The Playseat Formula Intelligence is Playseat’s flagship cockpit and, at $2,149-$2,499, its most expensive product. It is designed around one discipline only: Formula 1 style open-wheel racing. The seating position is low and reclined, with the wheelbase mounted high in front of you, replicating the posture of an actual single-seater cockpit. The frame comes in 17 components, weighs 49.5kg, and covers a 168 by 43.5cm footprint. An integrated monitor mount is included as standard.
Playseat markets it as the cockpit used by professional F1 drivers to train between race weekends, and the ergonomics bear that out. The frame structure is designed to transmit FFB vibrations rather than dampen them, so sensations from the wheelbase travel through the chassis and into the seat. Geek Street’s reviewer noted this adds a layer of physical immersion that a standard GT cockpit does not replicate. The pedal deck is built from thick metal and showed no flex under hard braking. The frame showed no side-to-side movement.
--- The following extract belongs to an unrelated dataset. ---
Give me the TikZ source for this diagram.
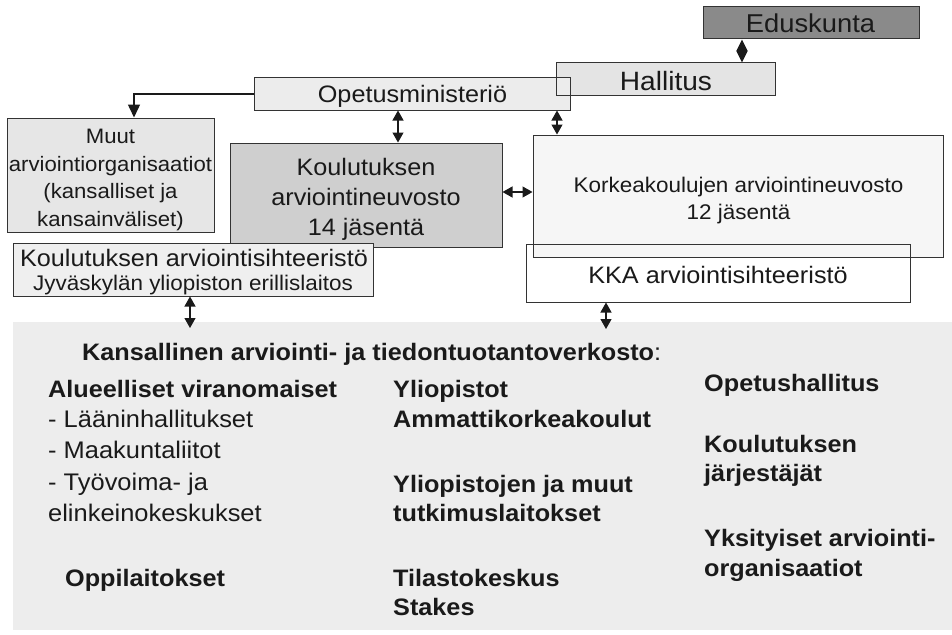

You are the right buyer if Formula 1 is your primary sim discipline and you want the seating position to feel as close to the real thing as your budget allows. The cockpit is genuinely stiff, the formula ergonomics are accurate, and the price reflects the manufacturing standard. You are the wrong buyer if you also race GT, touring cars, or rally. There is no shifter mount and no handbrake mount. The fixed formula seating position means swapping to a more upright GT position is not possible.
The adjustability picture is mostly good but has one practical frustration. The top pedal height position puts the adjustment screws behind the side plates, so changing the angle means removing those plates first. For a cockpit at this price, a more accessible solution is a reasonable expectation. The seat slider also drew a comment about feeling cheaper than the overall price suggests. At $2,149-$2,499 the Playseat Formula Intelligence is an honest purchase only if F1-style racing is what you bought the cockpit for. If you are buying it as a versatile general-purpose rig, that money works harder elsewhere.